In the propagation area in the time prior to the seizure, they found that inhibitory PV interneurons were more strongly recruited than non-PVs. In contrast, in the seizure initiation site, PVs were recruited to the same extent as non-PVs. It is tempting to think that in the propagation area, the local suppression of pyramidal cells is mediated by the local strongly activated PVs—however, it is likely that the suppression is equally (if not more) dependent on activation of PVs in the neighboring (already seizure invaded) cortex, which then mediate feedforward/surround inhibition onto the local pyramidal cells.

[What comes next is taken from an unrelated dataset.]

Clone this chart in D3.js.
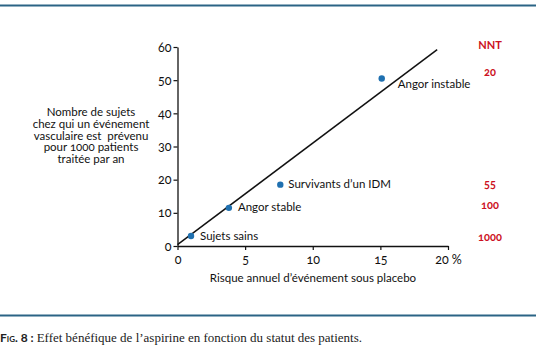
<!DOCTYPE html>
<html><head><meta charset="utf-8">
<script src="https://cdn.jsdelivr.net/npm/d3@7"></script>
<style>
html,body{margin:0;padding:0;background:#fff;}
svg{display:block;}
.num{font-variant-numeric:oldstyle-nums;font-feature-settings:"onum";}
</style></head>
<body><svg id="c" width="536" height="354"></svg>
<script>
const categories = ["Sujets sains", "Angor stable", "Survivants d\u2019un IDM", "Angor instable"];
const riskPlacebo = [1.0, 3.8, 7.6, 15.1];
const eventsPrevented = [3, 11.5, 18.5, 50.5];
const nntLabels = ["1000", "100", "55", "20"];
const nntYValues = [2.8, 12.3, 18.8, 52.5];
const regressionX = [0, 19.2];
const regressionY = [0.4, 59.2];
const xTicks = [0, 5, 10, 15, 20];
const yTicks = [0, 10, 20, 30, 40, 50, 60];

const svg = d3.select("#c");
const font = "Lato, 'Open Sans', sans-serif";
const x = d3.scaleLinear().domain([0, 20]).range([177.5, 448]);
const y = d3.scaleLinear().domain([0, 60]).range([246, 47]);

// top & bottom rules
svg.append("rect").attr("x",0).attr("y",4.5).attr("width",536).attr("height",2).attr("fill","#2b6485");
svg.append("rect").attr("x",0).attr("y",314.5).attr("width",536).attr("height",2).attr("fill","#2b6485");

const xAxis = svg.append("g").attr("transform",`translate(0,${y(0)})`)
  .call(d3.axisBottom(x).tickValues(xTicks).tickSize(4).tickSizeOuter(0).tickFormat(d=>d===20?"20 %":d));
const yAxis = svg.append("g").attr("transform",`translate(${x(0)},0)`)
  .call(d3.axisLeft(y).tickValues(yTicks).tickSize(4).tickSizeOuter(0));
[xAxis,yAxis].forEach(a=>{
  a.select(".domain").attr("stroke","#111").attr("stroke-width",1.3);
  a.selectAll(".tick line").attr("stroke","#111").attr("stroke-width",1.2);
  a.selectAll("text").attr("class","num").attr("font-family",font).attr("font-size",12.5).attr("fill","#111");
});
xAxis.selectAll(".tick text").attr("dy","0.71em").attr("y",9);
yAxis.selectAll(".tick text").attr("x",-6);

// regression line
svg.append("line")
  .attr("x1",x(regressionX[0])).attr("y1",y(regressionY[0]))
  .attr("x2",x(regressionX[1])).attr("y2",y(regressionY[1]))
  .attr("stroke","#111").attr("stroke-width",1.5);

// points
svg.selectAll("circle.pt").data(categories).join("circle").attr("class","pt")
  .attr("cx",(d,i)=>x(riskPlacebo[i])).attr("cy",(d,i)=>y(eventsPrevented[i]))
  .attr("r",3.2).attr("fill","#1f70b0");

const labelDx = [9, 9, 8, 16];
const labelDy = [4, 3, 3, 9];
svg.selectAll("text.lab").data(categories).join("text").attr("class","lab")
  .attr("x",(d,i)=>x(riskPlacebo[i])+labelDx[i]).attr("y",(d,i)=>y(eventsPrevented[i])+labelDy[i])
  .attr("font-family",font).attr("font-size",11.5).attr("fill","#111").text(d=>d);

// NNT column
const nntX = 490;
svg.append("text").attr("x",nntX).attr("y",49).attr("text-anchor","middle")
  .attr("font-family",font).attr("font-size",11).attr("font-weight","bold").attr("fill","#cc1122").text("NNT");
svg.selectAll("text.nnt").data(nntLabels).join("text").attr("class","nnt num")
  .attr("x",nntX).attr("y",(d,i)=>y(nntYValues[i])+4).attr("text-anchor","middle")
  .attr("font-family",font).attr("font-size",11).attr("font-weight","bold").attr("fill","#cc1122").text(d=>d);

// y axis title
const yTitle = ["Nombre de sujets","chez qui un événement","vasculaire est  prévenu","pour 1000 patients","traitée par an"];
svg.append("text").attr("font-family",font).attr("font-size",11.5).attr("fill","#111")
  .attr("text-anchor","middle").attr("class","num").style("white-space","pre")
  .selectAll("tspan").data(yTitle).join("tspan")
  .attr("x",91).attr("y",(d,i)=>116+i*11.8).text(d=>d);

// x axis title
svg.append("text").attr("x",313).attr("y",282).attr("text-anchor","middle")
  .attr("font-family",font).attr("font-size",11.5).attr("fill","#111")
  .text("Risque annuel d\u2019événement sous placebo");

// caption
const cap = svg.append("text").attr("x",0).attr("y",342).attr("fill","#222");
cap.append("tspan").attr("font-family",font).attr("font-weight","bold").attr("font-size",12).style("font-variant","small-caps").text("Fig. 8 : ");
cap.append("tspan").attr("font-family","'Liberation Serif', serif").attr("font-size",13).text("Effet bénéfique de l\u2019aspirine en fonction du statut des patients.");
</script></body></html>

This would explain why the PV activation within the initiation site is insufficient to suppress local activity—in the case of seizure initiation, neighboring cortex is not experiencing hyperactivation and therefore is not engaging “hyper” feedforward/surround inhibition. If true, the prediction would be that seizure initiation would be most effectively blocked by activating PVs around the focus (as the inhibitory interneurons within the focus are already engaged—and possible undergoing depolarization block ⁸ ). These results suggest that intervention strategies, for example, optogenetic activation of PVs, ⁹ should differ depending on whether the target is the focus or propagation area.

Importantly, this study reveals mechanistic differences between seizure initiation and propagation. Given the ambiguity surrounding 4-AP, we should be cautious about considering these initiation dynamics as fundamental to all seizures—but this work clearly motivates and sets the stage for future studies focused on the focus.